Supplemental Shut Down

Supplemental Shut Down

amaxwell@govexec.com

President Clinton vetoed the $8.6 billion supplemental spending bill in a matter of minutes today, despite this weekend's Congressional effort to encourage federal employees' support of the measure.

White House Press Secretary Michael McCurry said Clinton would not sign the bill because he did not agree with the provisions for an automatic continuing resolution and banning sampling in the 2000 census.

Congressional leaders mounted a grassroots effort this weekend to encourage federal employees to call President Clinton and urge him to sign the disaster relief legislation. The supplemental bill contained a controversial measure that would prevent a government shutdown if Congress and the Administration couldn't agree on spending levels for agencies.

House Majority Leader Dick Armey, R-Texas, and other GOP members representing districts with large numbers of federal workers encouraged them to support the bill, which would fund agencies at their fiscal 1997 levels next year in the event of an appropriations stalemate.
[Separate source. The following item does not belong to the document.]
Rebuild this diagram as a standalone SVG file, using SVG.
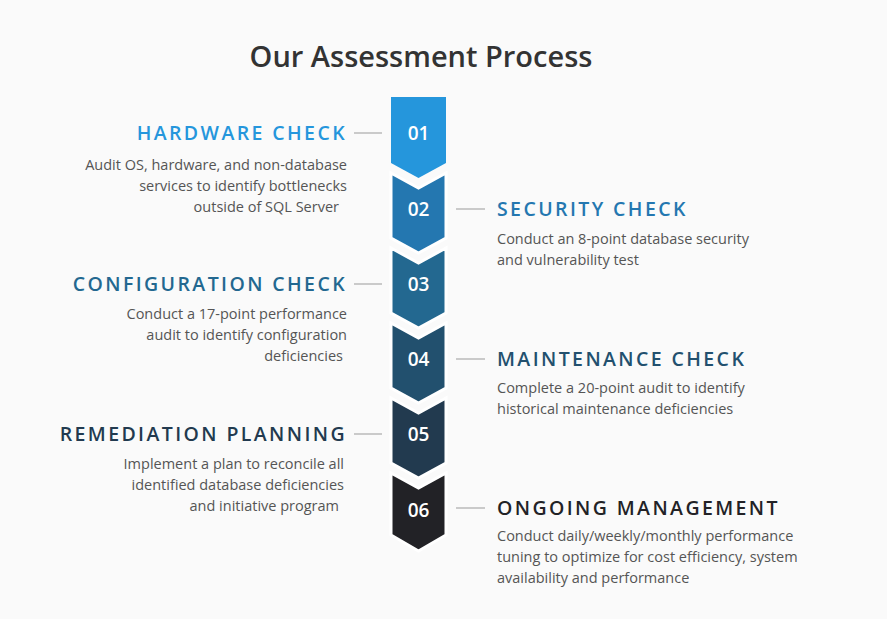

The House and Senate passed the disaster relief measure last week, but did not send it to the president because they were hoping that the grassroots effort would convince him not to veto the bill.

Elena Temple, press secretary for Rep. Albert Wynn, D-Md., said late last week that Wynn is "definitely urging his consitutents to contact whoever is necessary." However, she said that he had not made any formal appeal to federal workers.

Wynn spoke in favor of the shutdown prevention measure when it was introduced earlier this year. "This amendment gives us the power to prevent a government shutdown," he said. "We can avoid harming the lives of hundreds of thousands of federal employees and a massive disruption of government service by passing this amendment."

A spokeswoman for the American Federation of Government Employees said the union neither opposes nor supports the measure. The union, she said, has "some concerns" with the proposal. "We want language added to say that no RIFs or furloughs would occur as a result of maintaining the 100 percent appropriations level," she said.

A spokeswoman for Armey said Friday that it would be beneficial for federal employees to back the shutdown prevention proposal.

"It would do them good to pick up their phones," she said. "They certainly called us when the last shutdown happened."

House Appropriations Chairman Bob Livingston, R-La., today told CongressDaily that GOP leaders still have not developed a post-veto strategy. "We have yet to come to a consensus," he said.